Variant spelling of Elijah, from Hebrew 'Eliyyahu' meaning 'my God is Yahweh.'
Elija is a streamlined variant of the ancient Hebrew name Elijah — *Eliyahu* in its original form — which translates with magnificent directness as "my God is Yahweh" or "Yahweh is my God." The name belongs to one of the most dramatic figures in the Hebrew Bible: the prophet Elijah, who called down fire from heaven on Mount Carmel, was fed by ravens in the wilderness, and was taken up to the heavens in a whirlwind chariot of fire without tasting death. He is unique among biblical figures in his eschatological role — Jewish tradition holds that Elijah will herald the coming of the Messiah, and a cup of wine is poured for him at every Passover Seder.

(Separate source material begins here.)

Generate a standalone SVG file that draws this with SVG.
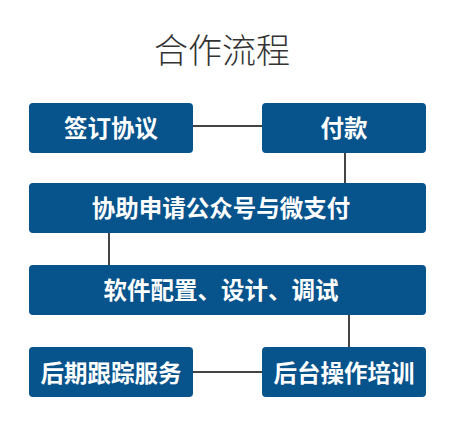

The prophet's influence spread across Judaism, Christianity, and Islam (where he appears as Ilyas), making the name one of the most culturally distributed in human history. In Christianity, Elijah's mountaintop transfiguration appearance beside Moses and Jesus cemented his status as a figure of supreme prophetic authority. The English form Elijah became standard in Protestant cultures after the Reformation, reaching a naming peak in the seventeenth century and then enjoying a powerful modern revival — it currently ranks among the top ten boys' names in the United States.
Elija — with the final *h* dropped — reads as a lighter, more contemporary orthographic choice, the kind of variant that feels considered rather than careless. It softens the name's silhouette slightly while preserving all of its biblical and historical weight. Parents who want the profound depth of Elijah with a quieter visual footprint have increasingly turned to this clean, three-letter-ending form.